Join Atlas Obscura for an exclusive evening of observation with Mount Wilson Observatory's historic 60-inch telescope. Assisted by a telescope operator and a session director, you will investigate objects in the night sky and get up close and personal with our solar system. Depending on the evening's weather conditions, you could get a glimpse of faraway planets, a staggeringly close-up look at the moon, or star clusters looming over Mount Wilson, where the seed of the idea for this groundbreaking scientific invention was planted.

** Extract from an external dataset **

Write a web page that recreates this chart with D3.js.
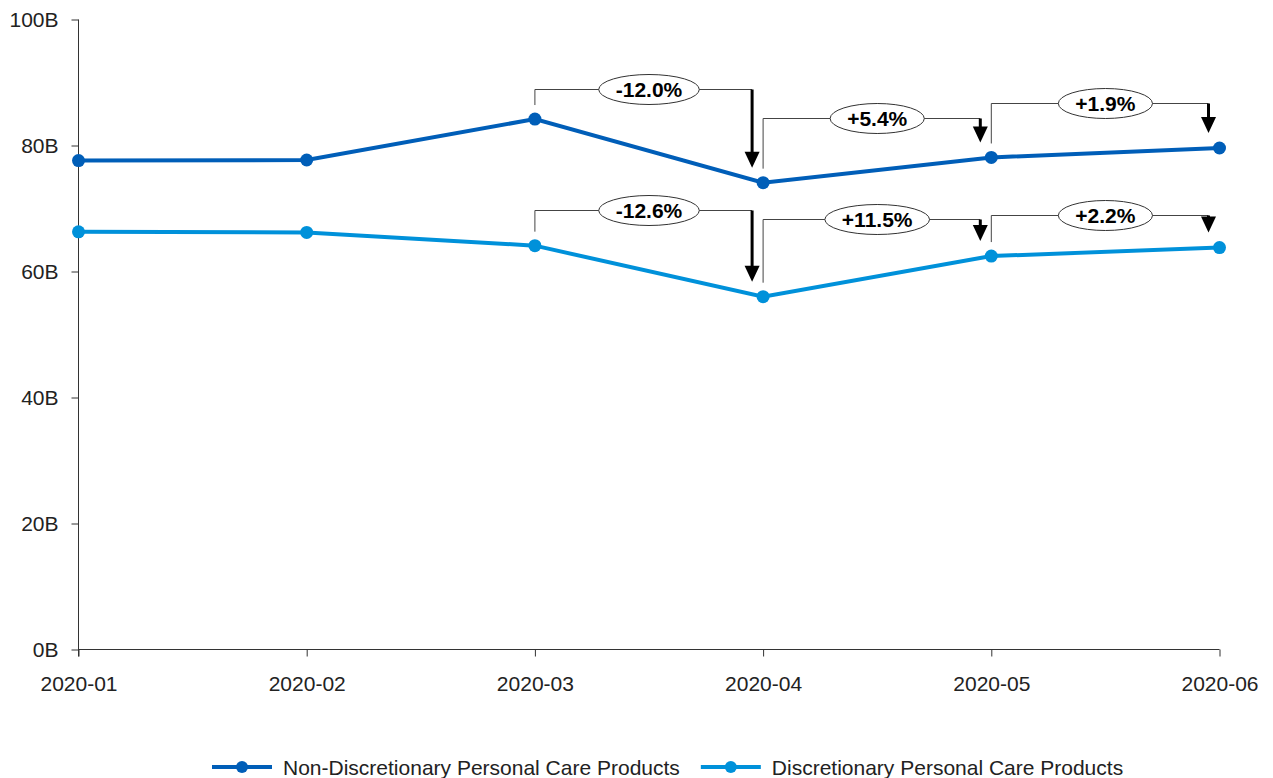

In 1903, astrophysicist George Ellery Hale went hiking in the San Gabriel Mountains. Resting at the summit of Mount Wilson, he gazed at his surroundings and realized he had found the perfect place to build an observatory. Five years later, at the very same spot, he unveiled the world’s largest operational telescope, a 60-inch reflector that attracted preeminent scientists such as Albert Einstein and Edwin Hubble. In fact, it was with this telescope that Harlow Shapley discovered that the Sun’s position was not the center of the Milky Way Galaxy. It now operates as the second largest telescope made exclusively for the public.
The start time of this event has yet to be determined, but will be around 6:30 p.m.
This event is weather-dependent. Attendees will be provided with a phone number to call the day of the event to confirm the status. It is your responsibility to confirm status. Should a viewing session be cut short by weather after it has begun, payment will be refunded on a pro-rata basis.
Photography is encouraged! The only rule is that the flash must be disabled when the dome lights are off for viewing.
Alcohol is prohibited, and no smoking or flames are allowed inside the dome at any time.
A liability waiver is required for this event.
Questions? Email Erin Johnson at email@example.com.
There are 23 spots available on this experience.
We cannot accommodate children under 12. All ticketed minor children must be accompanied by a ticketed, responsible adult.
The 100-year-old dome is not ADA compliant, and the telescope is inaccessible to those who cannot climb the 30 stairs to the observing deck. The Observatory is at 5,700-feet elevation, so anyone with breathing or heart problems should not attempt the trip.